Watership Down (1978)
Greatest animation film of all time
I've given Watership Down one star as there's no sense in preaching to the converted. I took my 7 year old son to see it when it first appeared and we both wept our eyes out. Seeing it just now, 21 years later, I was so choked with emotion that I could barely breathe - and I'm male and don't often cry in films. Yes, it has moments of truthful violence, but they are never gratuitous, and none of my 3 children - who all saw the film around the age of 6 or 7 - suffered nightmares from it. I cannot think of another "mainstream" animation film that is even close - Disney and Pixar are light years behind when it comes complex story, characters, and - frankly - brilliant animation.

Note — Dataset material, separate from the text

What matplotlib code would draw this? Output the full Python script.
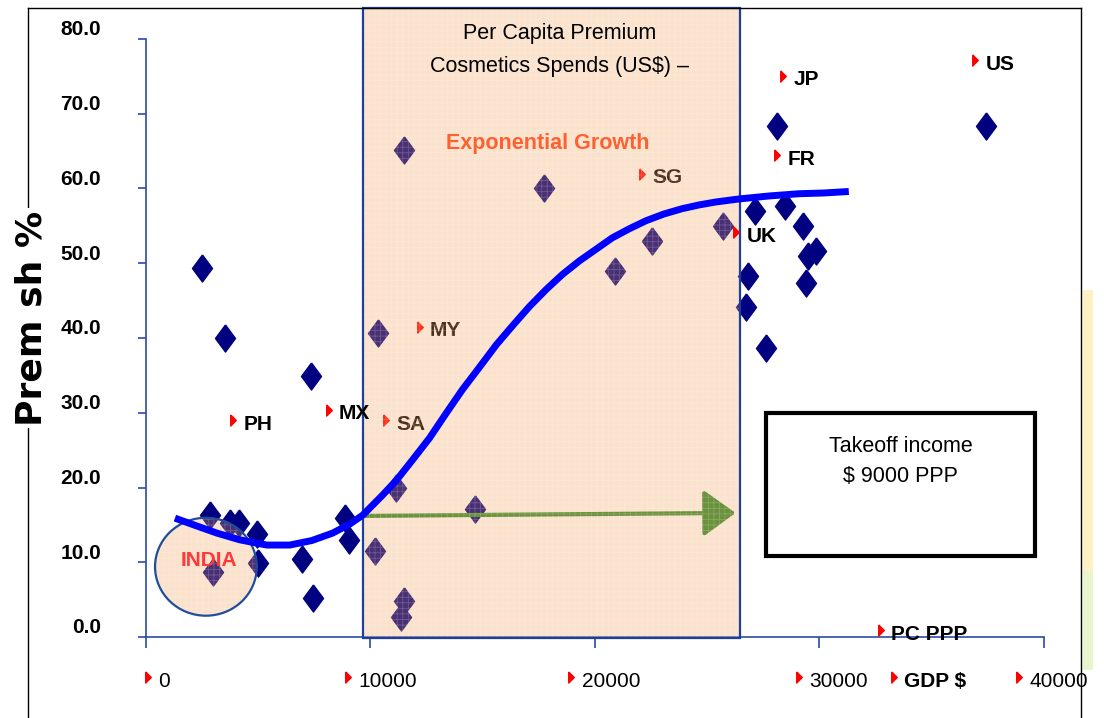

As for the music.... So do yourselves and your children an immense, unforgettable favour and get this film on DVD!
Gamlet (1964)
Finest Shakespeare ever filmed
Utterly brilliant - I saw this film 17 times in the cinema when it first came out in 1964 - and I was all of 18. I'd never read Hamlet, never heard of Shostakovitch, couldn't speak a word of Russian - and yet this film changed my life! Now it's finally arrived on DVD in all its original splendour, complete with Shostakovitch's sensational score in stereo... The editing of Shakespeare's original by Pasternak is masterly, the direction faultless - but it's Innokenty Smoktunovsky's interpretation of Hamelt that lingers a lifetime in the mind. I've seen every other film adaptation of Hamlet, and none of them come anywhere close to this incredible cinematic masterpiece, which remains my #1 film of all time!